I know my card quite well and due to less than optimal cooling and not-to-good memory chips it ususally won't run over 360 Mhz memory clock without artifacts. After installing the new catalyst driver I decided to try ATITool for my overclocking needs. 
I tried finding the highest possible memory clock automatically, clicked on the button and went to work with my other pc, having an eye on ATItool. I noticed the clock is increased very quickly. With great suprise I found it went up to 380Mhz (!) without artifacts (!) until it ran into some problem and started to lower the clock again. Being a bit paranoid I stopped the process and instantly lowered the clock to stock values. After then everything went downhill quickly. I had artifacts galore even on the desktop and even after lowering the clock speeds way below defaults. After running the card at 200/200 with maximum fan speeds I switched my machine off. Luckily the card survived and went back to normal. I'm quite sure a few more moments with speeds of 375Mhz+ would have sent my gfx card into display adapter nirvana for good.
Browsing through older forum posts I found several people have damaged their 9800pro's memory chips with ATITool. Seemingly it does not detect artifacts early enough and stays at way too high clock speeds for too long. 

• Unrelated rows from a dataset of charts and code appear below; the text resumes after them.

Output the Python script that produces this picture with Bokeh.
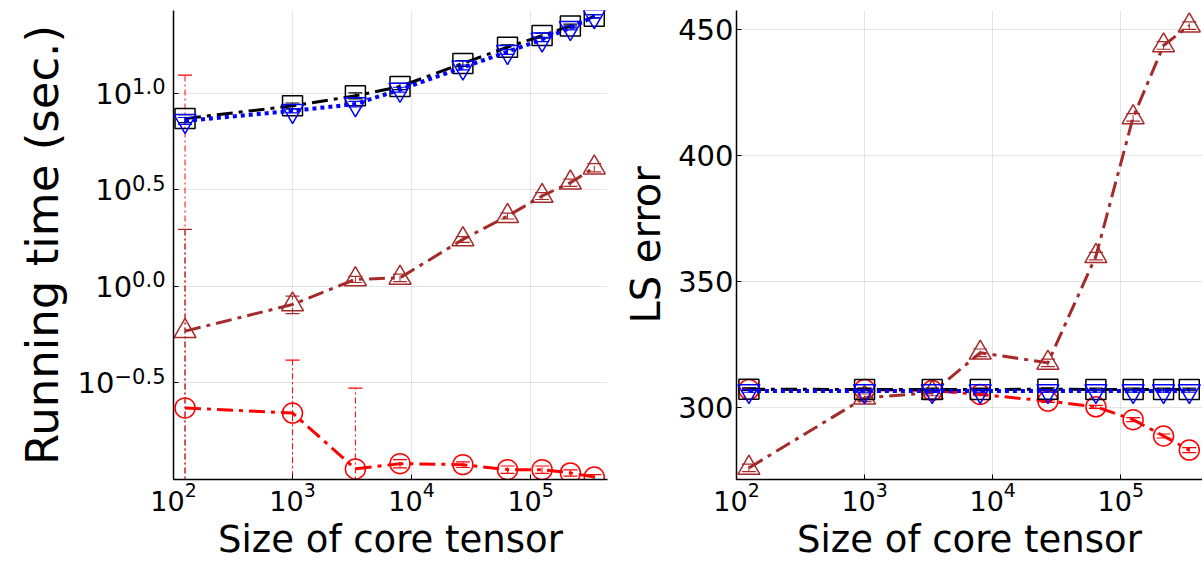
import math
from bokeh.plotting import figure
from bokeh.layouts import row
from bokeh.models import FixedTicker, Range1d, CustomJSTickFormatter
from bokeh.core.properties import value
from bokeh.embed import file_html
from bokeh.resources import INLINE

# ---------------- data ----------------
core_size = [125, 1000, 3375, 8000, 27000, 64000, 125000, 216000, 343000]

# running time (sec.)
time_black = [7.41, 8.63, 9.73, 10.87, 14.32, 17.38, 19.95, 22.39, 25.12]
time_blue = [7.21, 8.13, 8.81, 10.47, 13.65, 16.44, 19.05, 21.88, 25.12]
time_brown = [0.587, 0.807, 1.089, 1.109, 1.754, 2.317, 2.944, 3.451, 4.130]
time_red = [0.235, 0.221, 0.1135, 0.1208, 0.1194, 0.1125, 0.1125, 0.1081, 0.1030]

time_black_sd = [0.35, 0.30, 0.35, 0.40, 0.50, 0.50, 0.60, 0.50, 0.50]
time_blue_sd = [0.30, 0.20, 0.30, 0.30, 0.40, 0.50, 0.50, 0.50, 0.50]
time_brown_sd = [1.39, 0.084, 0.04, 0.05, 0.06, 0.08, 0.12, 0.15, 0.20]
time_red_sd = [12.2, 0.194, 0.184, 0.006, 0.004, 0.005, 0.005, 0.004, 0.003]

# LS error
err_black = [307.1, 307.0, 307.0, 307.0, 307.1, 307.0, 307.0, 307.0, 307.0]
err_blue = [306.4, 306.4, 306.4, 306.4, 306.4, 306.4, 306.4, 306.4, 306.4]
err_red = [307.0, 307.0, 306.6, 305.0, 302.4, 300.1, 295.0, 288.5, 282.9]
err_brown = [275.8, 303.7, 305.7, 321.6, 317.6, 360.0, 415.2, 443.8, 451.7]

err_black_sd = [0.5, 0.5, 0.5, 0.5, 0.5, 0.5, 0.5, 0.5, 0.5]
err_blue_sd = [0.5, 0.5, 0.5, 0.5, 0.5, 0.5, 0.5, 0.5, 0.5]
err_red_sd = [0.4, 0.4, 0.4, 0.5, 0.5, 0.6, 0.8, 0.8, 1.0]
err_brown_sd = [1.5, 1.5, 1.2, 1.5, 1.5, 1.5, 1.5, 1.5, 1.5]

x_ticks = [1e2, 1e3, 1e4, 1e5]
time_tick_exponents = [-0.5, 0.0, 0.5, 1.0]
time_tick_exp_text = ["\u22120.5", "0.0", "0.5", "1.0"]
err_ticks = [300, 350, 400, 450]

FONT = "DejaVu Sans"
BLACK, BLUE, BROWN, RED = "#000000", "#0000ff", "#a52a2a", "#ff0000"
DASHDOT = "16 6 4 6"
FRAME_H = 469
TOP = 10
OVERLAP = 32
TIME_RANGE = (0.1, 10 ** 1.43)


def style(p):
    p.outline_line_color = None
    for ax in (p.xaxis, p.yaxis):
        ax.axis_line_width = 1.5
        ax.axis_line_color = "black"
        ax.major_tick_in = 5
        ax.major_tick_out = 0
        ax.minor_tick_line_color = None
        ax.major_label_text_font = FONT
        ax.major_label_text_font_size = "27px"
        ax.major_label_text_color = "black"
        ax.axis_label_text_font = FONT
        ax.axis_label_text_font_size = "37px"
        ax.axis_label_text_font_style = "normal"
        ax.axis_label_text_color = "black"
    p.grid.grid_line_color = "black"
    p.grid.grid_line_alpha = 0.1
    p.grid.grid_line_width = 1
    p.xaxis.axis_label = "Size of core tensor"
    p.xaxis.axis_label_standoff = 4
    p.xaxis.major_label_standoff = 2


def errbars(p, x, y, sd, color, clip_low):
    lo = [max(v - e, clip_low) for v, e in zip(y, sd)]
    hi = [v + e for v, e in zip(y, sd)]
    p.segment(x0=x, y0=lo, x1=x, y1=hi, line_color=color, line_width=1, line_dash="6 3 2 3")
    p.scatter(x=x, y=lo, marker="dash", size=14, line_color=color, line_width=1.2)
    p.scatter(x=x, y=hi, marker="dash", size=14, line_color=color, line_width=1.2)


def series(p, x, y, sd, color, dash, width, marker, msize, clip_low):
    errbars(p, x, y, sd, color, clip_low)
    p.line(x, y, line_color=color, line_width=width, line_dash=dash)
    p.scatter(x, y, marker=marker, size=msize, line_color=color, line_width=1.5,
              fill_alpha=0)


# ---------------- left: running time ----------------
p1 = figure(frame_width=434, frame_height=FRAME_H, x_axis_type="log", y_axis_type="log",
            x_range=Range1d(100, 4.43e5), y_range=Range1d(*TIME_RANGE),
            output_backend="svg", toolbar_location=None,
            min_border_left=OVERLAP, min_border_right=13, min_border_top=TOP, min_border_bottom=0,
            margin=(0, 0, 0, -OVERLAP))
p1.background_fill_alpha = 0
p1.border_fill_alpha = 0
style(p1)
p1.xaxis.ticker = FixedTicker(ticks=x_ticks)
time_ticks = [10 ** e for e in time_tick_exponents]
p1.yaxis.ticker = FixedTicker(ticks=time_ticks)
p1.yaxis.formatter = CustomJSTickFormatter(code="return ''")
p1.yaxis.major_label_standoff = 0

series(p1, core_size, time_red, time_red_sd, RED, DASHDOT, 3, "circle", 20, 1e-3)
series(p1, core_size, time_brown, time_brown_sd, BROWN, DASHDOT, 3, "triangle", 22, 1e-3)
series(p1, core_size, time_black, time_black_sd, BLACK, DASHDOT, 3, "square", 20, 1e-3)
series(p1, core_size, time_blue, time_blue_sd, BLUE, "4 4", 4, "inverted_triangle", 22, 1e-3)

# ---------------- left margin: y title and 10^{e} tick labels ----------------
p0 = figure(frame_width=173, frame_height=FRAME_H, x_range=Range1d(0, 173),
            y_range=p1.y_range, y_axis_type="log",
            x_axis_location=None, y_axis_location=None,
            output_backend="svg", toolbar_location=None,
            min_border_left=0, min_border_right=0, min_border_top=TOP, min_border_bottom=0)
p0.outline_line_color = None
p0.grid.visible = False

exp_w = [sum(0.838 if c == "\u2212" else (0.318 if c == "." else 0.636) for c in t) * 21
         for t in time_tick_exp_text]
p0.text(x=[165] * len(time_ticks), y=time_ticks, text=time_tick_exp_text,
        text_align="right", text_baseline="middle", y_offset=-7,
        text_font=value(FONT), text_font_size="21px", text_color="black")
p0.text(x=[165 - w for w in exp_w], y=time_ticks, text=["10"] * len(time_ticks),
        text_align="right", text_baseline="middle",
        text_font=value(FONT), text_font_size="29px", text_color="black")
p0.text(x=[42], y=[math.sqrt(TIME_RANGE[0] * TIME_RANGE[1])], text=["Running time (sec.)"],
        angle=math.pi / 2, text_align="center", text_baseline="middle",
        text_font=value(FONT), text_font_size="45px", text_color="black")

# ---------------- right: LS error ----------------
p2 = figure(frame_width=466, frame_height=FRAME_H, x_axis_type="log",
            x_range=Range1d(100, 4.35e5), y_range=Range1d(271.2, 457.7),
            output_backend="svg", toolbar_location=None,
            min_border_left=115, min_border_right=0, min_border_top=TOP, min_border_bottom=0)
style(p2)
p2.xaxis.ticker = FixedTicker(ticks=x_ticks)
p2.yaxis.ticker = FixedTicker(ticks=err_ticks)
p2.yaxis.axis_label = "LS error"
p2.yaxis.axis_label_text_font_size = "40px"
p2.yaxis.axis_label_standoff = 6
p2.yaxis.major_label_standoff = 3
p2.yaxis.major_label_text_font_size = "29px"

series(p2, core_size, err_red, err_red_sd, RED, DASHDOT, 3, "circle", 20, 0)
series(p2, core_size, err_brown, err_brown_sd, BROWN, DASHDOT, 3, "triangle", 22, 0)
series(p2, core_size, err_black, err_black_sd, BLACK, DASHDOT, 3, "square", 20, 0)
series(p2, core_size, err_blue, err_blue_sd, BLUE, "4 4", 4, "inverted_triangle", 22, 0)

layout = row(p0, p1, p2)
open("out.html", "w").write(file_html(layout, INLINE))
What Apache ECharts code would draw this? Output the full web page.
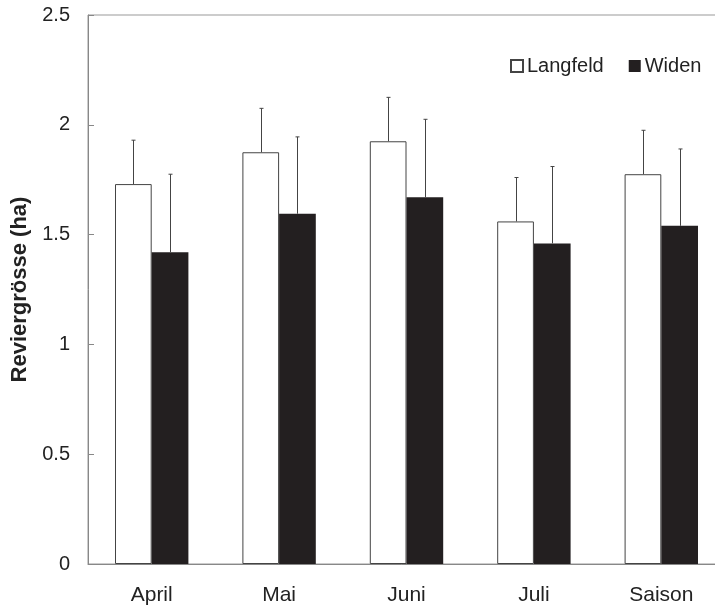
<!DOCTYPE html>
<html>
<head>
<meta charset="utf-8">
<script src="https://cdn.jsdelivr.net/npm/echarts@6/dist/echarts.min.js"></script>
<style>
  html, body { margin: 0; padding: 0; background: #fff; }
  #chart { width: 715px; height: 612px; }
</style>
</head>
<body>
<div id="chart"></div>
<script>
const categories = ['April', 'Mai', 'Juni', 'Juli', 'Saison']
const langfeld = [1.73, 1.875, 1.925, 1.56, 1.775]
const langfeldErr = [1.93, 2.075, 2.125, 1.76, 1.975]
const widen = [1.42, 1.595, 1.67, 1.46, 1.54]
const widenErr = [1.775, 1.945, 2.025, 1.81, 1.89]

const FONT = 'Liberation Sans, Arial, sans-serif'
const BAR_W = 36.7

const errorSeries = (name, lows, highs, offset) => ({
  name: name + ' err',
  type: 'custom',
  silent: true,
  z: 3,
  data: categories.map((c, i) => [i, lows[i], highs[i]]),
  renderItem: (params, api) => {
    const lo = api.coord([api.value(0), api.value(1)])
    const hi = api.coord([api.value(0), api.value(2)])
    const x = Math.round(lo[0] + offset) + 0.5
    const style = { stroke: '#444', lineWidth: 1 }
    return {
      type: 'group',
      children: [
        { type: 'line', shape: { x1: x, y1: lo[1], x2: x, y2: hi[1] }, style },
        { type: 'line', shape: { x1: x - 2, y1: hi[1], x2: x + 2, y2: hi[1] }, style }
      ]
    }
  }
})

const chart = echarts.init(document.getElementById('chart'), null, { renderer: 'canvas' })

chart.setOption({
  animation: false,
  textStyle: { fontFamily: FONT },
  grid: {
    left: 88,
    top: 15,
    width: 637,
    height: 549,
    outerBoundsMode: 'none',
    containLabel: false,
    show: true,
    borderColor: '#999',
    borderWidth: 1
  },
  legend: {
    left: 505,
    top: 51,
    itemWidth: 12,
    itemHeight: 12,
    itemGap: 25,
    icon: 'rect',
    data: ['Langfeld', 'Widen'],
    textStyle: { fontFamily: FONT, fontSize: 20, color: '#222', padding: [0, 0, 0, -1] }
  },
  xAxis: {
    type: 'category',
    data: categories,
    axisLine: { lineStyle: { color: '#888' } },
    axisTick: { inside: true, length: 6, interval: 0, lineStyle: { color: '#888' } },
    axisLabel: { fontFamily: FONT, fontSize: 21, color: '#222', margin: 21 }
  },
  yAxis: {
    type: 'value',
    min: 0,
    max: 2.5,
    interval: 0.5,
    name: 'Reviergrösse (ha)',
    nameLocation: 'middle',
    nameGap: 55,
    nameTextStyle: { fontFamily: FONT, fontSize: 22, fontWeight: 'bold', color: '#222' },
    axisLine: { show: true, lineStyle: { color: '#888' } },
    axisTick: { show: true, inside: true, length: 6, lineStyle: { color: '#888' } },
    axisLabel: { fontFamily: FONT, fontSize: 20, color: '#222', margin: 18 },
    splitLine: { show: false }
  },
  series: [
    {
      name: 'Langfeld',
      type: 'bar',
      data: langfeld,
      barWidth: BAR_W,
      barGap: '0%',
      itemStyle: { color: '#fff', borderColor: '#444', borderWidth: 1 }
    },
    {
      name: 'Widen',
      type: 'bar',
      data: widen,
      barWidth: BAR_W,
      barGap: '0%',
      itemStyle: { color: '#231f20' }
    },
    errorSeries('Langfeld', langfeld, langfeldErr, -BAR_W / 2),
    errorSeries('Widen', widen, widenErr, BAR_W / 2)
  ]
})
</script>
</body>
</html>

My theory: Some Radeon 9800s have an unhealthy tolerance for small gradual increases in memory clock speed and will not display artifacts until heat death, at least not with the testing ATITool does. Do not use "Find Max Mem" with these cards!

"Find Max Core" works as expected and did find the same working clock speed I found manually.


----------



## Frozen (Aug 22, 2004)

Yore wrong most likely (which is almost a good thing in this case ). The memory got a bit hot, or went too high. I got my memory stuck at 460 or so for like a minute (lol, i was bein dumb or somethin) and it caused no damage. Your memory just doesnt happen to like that speed. I SERIOUSLY DOUBT that a few more seconds could do damage.

But yes. Some radeons clock well, some dont. Theres no reason to be scared of the findmax fuction either . If you had a different raddy, i bet it wouldnt have done the same thing


----------